_Instruction_
Count how many lines of the data include "matplotlib". The answer is that number and nothing else.

** Begin Collected material **

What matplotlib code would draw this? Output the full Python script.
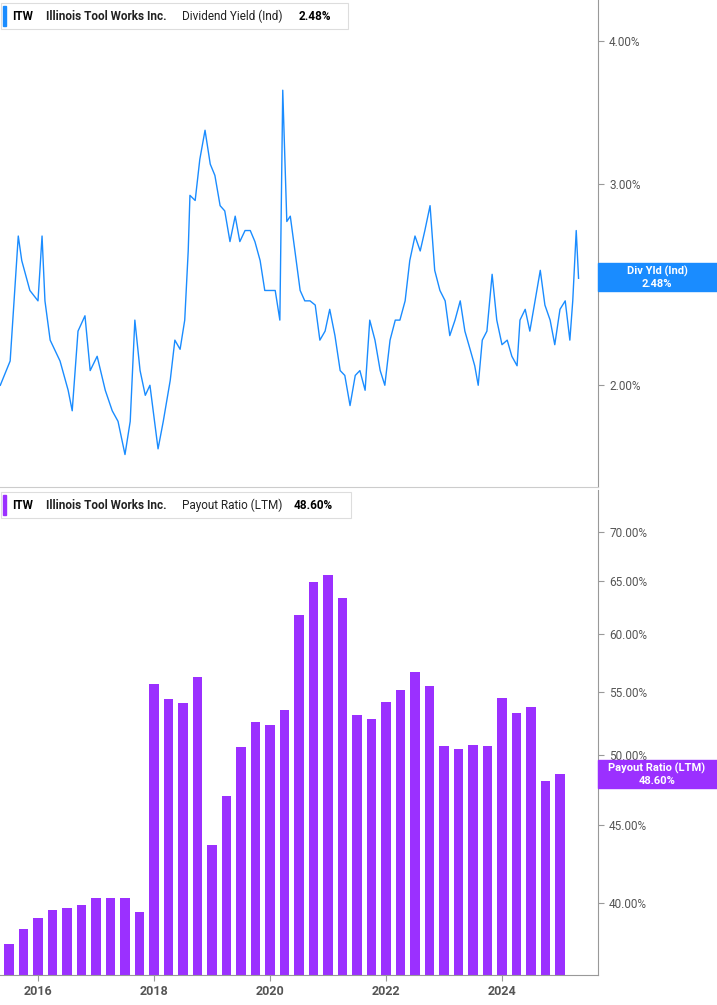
import matplotlib
matplotlib.use("Agg")
import matplotlib.pyplot as plt
from matplotlib.ticker import FixedLocator, NullLocator
plt.rcParams["font.family"] = "Roboto"

yld_t = [2015.35,2015.52,2015.66,2015.72,2015.86,2016.00,2016.07,2016.12,2016.21,2016.38,2016.52,2016.59,2016.69,2016.81,2016.90,2017.02,2017.16,2017.28,2017.38,2017.50,2017.59,2017.67,2017.76,2017.85,2017.93,2018.07,2018.16,2018.28,2018.36,2018.45,2018.53,2018.59,2018.62,2018.71,2018.79,2018.88,2018.97,2019.05,2019.14,2019.22,2019.31,2019.40,2019.48,2019.57,2019.66,2019.74,2019.83,2019.91,2020.00,2020.09,2020.17,2020.22,2020.29,2020.35,2020.43,2020.52,2020.60,2020.69,2020.78,2020.86,2020.95,2021.03,2021.12,2021.21,2021.29,2021.38,2021.47,2021.55,2021.64,2021.72,2021.81,2021.90,2021.98,2022.07,2022.16,2022.24,2022.33,2022.41,2022.50,2022.59,2022.67,2022.76,2022.84,2022.93,2023.02,2023.10,2023.19,2023.28,2023.36,2023.45,2023.53,2023.59,2023.66,2023.74,2023.83,2023.91,2024.00,2024.09,2024.17,2024.26,2024.31,2024.40,2024.48,2024.57,2024.66,2024.74,2024.83,2024.91,2025.00,2025.09,2025.17,2025.22,2025.28,2025.32]
yld_v = [2.00,2.10,2.70,2.57,2.42,2.37,2.70,2.37,2.19,2.10,1.98,1.90,2.23,2.30,2.06,2.12,1.98,1.90,1.86,1.74,1.86,2.28,2.06,1.96,2.00,1.76,1.86,2.02,2.19,2.15,2.28,2.62,2.93,2.90,3.15,3.34,3.12,3.05,2.87,2.84,2.67,2.81,2.67,2.73,2.73,2.67,2.57,2.42,2.42,2.42,2.28,3.62,2.78,2.81,2.62,2.42,2.37,2.37,2.35,2.19,2.23,2.33,2.21,2.06,2.04,1.92,2.04,2.06,1.98,2.28,2.19,2.06,2.00,2.19,2.28,2.28,2.37,2.57,2.70,2.62,2.73,2.87,2.52,2.42,2.37,2.21,2.28,2.37,2.23,2.15,2.08,2.00,2.19,2.23,2.50,2.28,2.17,2.19,2.12,2.08,2.28,2.33,2.23,2.37,2.52,2.35,2.28,2.17,2.33,2.37,2.19,2.37,2.73,2.48]

pay_t = [2015.5 + 0.25*i for i in range(39)]
pay_v = [37.6,38.5,39.1,39.6,39.7,39.9,40.3,40.3,40.3,39.5,55.7,54.4,54.1,56.3,43.7,47.0,50.6,52.6,52.3,53.5,61.8,64.9,65.6,63.4,53.1,52.8,54.2,55.2,56.7,55.5,50.7,50.5,50.8,50.7,54.5,53.3,53.8,48.1,48.6]

yld_ticks = [2.0, 3.0, 4.0]
pay_ticks = [40, 45, 50, 55, 60, 65, 70]
x_ticks = [2016, 2018, 2020, 2022, 2024]

BLUE = "#1a8cff"; PURPLE = "#9b30ff"; GRAY = "#555555"
W, H = 717, 1005
fig = plt.figure(figsize=(W/100, H/100), dpi=100)
axr = 598/W
ax1 = fig.add_axes([0, 1-487/H, axr, 487/H])
ax2 = fig.add_axes([0, 1-975/H, axr, 485/H])
xmin, xmax = 2015.345, 2015.345 + 598/58

ax1.plot(yld_t, yld_v, color=BLUE, lw=1.0)
ax1.set_yscale("log"); ax1.set_ylim(1.63, 4.34)
ax2.bar(pay_t, pay_v, width=0.16, color=PURPLE, align="center")
ax2.set_yscale("log"); ax2.set_ylim(35.9, 74.6)

for ax, ticks in [(ax1, yld_ticks), (ax2, pay_ticks)]:
    ax.set_xlim(xmin, xmax)
    ax.yaxis.set_major_locator(FixedLocator(ticks))
    ax.yaxis.set_minor_locator(NullLocator())
    ax.set_yticklabels(["{:.2f}%".format(t) for t in ticks])
    ax.yaxis.tick_right()
    ax.tick_params(axis="y", length=4, color="#999999", labelsize=8.5, labelcolor=GRAY, pad=4)
    for s in ["top", "left"]:
        ax.spines[s].set_visible(False)
    ax.spines["right"].set_color("#999999")
    ax.spines["bottom"].set_color("#999999")
ax1.set_xticks([]); ax1.spines["bottom"].set_color("#cccccc")
ax2.set_xticks(x_ticks)
ax2.set_xticklabels([str(x) for x in x_ticks])
ax2.tick_params(axis="x", length=4, color="#999999", labelsize=9, labelcolor=GRAY)
for l in ax2.get_xticklabels():
    l.set_fontweight("bold")

def legend(color, txt, val, y, xtxt, xval, wbox):
    fig.patches.append(plt.Rectangle((1/W, 1-(y+13)/H), wbox/W, 26/H, transform=fig.transFigure,
                                     facecolor="white", edgecolor="#dddddd", lw=0.8))
    fig.patches.append(plt.Rectangle((3/W, 1-(y+10)/H), 3/W, 20/H, transform=fig.transFigure, color=color))
    fig.text(12/W, 1-y/H, "ITW", fontsize=8.5, fontweight="bold", va="center")
    fig.text(46/W, 1-y/H, "Illinois Tool Works Inc.", fontsize=8.5, fontweight="bold", va="center", color="#222222")
    fig.text(xtxt/W, 1-y/H, txt, fontsize=8.5, va="center", color="#222222")
    fig.text(xval/W, 1-y/H, val, fontsize=8.5, fontweight="bold", va="center")

legend(BLUE, "Dividend Yield (Ind)", "2.48%", 16, 182, 299, 347)
legend(PURPLE, "Payout Ratio (LTM)", "48.60%", 505, 182, 294, 350)

def tag(y, color, l1, l2, h):
    fig.patches.append(plt.Rectangle((598/W, 1-(y+h/2)/H), 119/W, h/H, transform=fig.transFigure, color=color))
    fig.text(657/W, 1-(y-6)/H, l1, fontsize=8, color="white", ha="center", va="center", fontweight="bold")
    fig.text(657/W, 1-(y+7)/H, l2, fontsize=8, color="white", ha="center", va="center", fontweight="bold")

tag(277, BLUE, "Div Yld (Ind)", "2.48%", 28)
tag(774, PURPLE, "Payout Ratio (LTM)", "48.60%", 28)

fig.savefig("out.png", dpi=100)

** End Collected material **

_Full answer_
5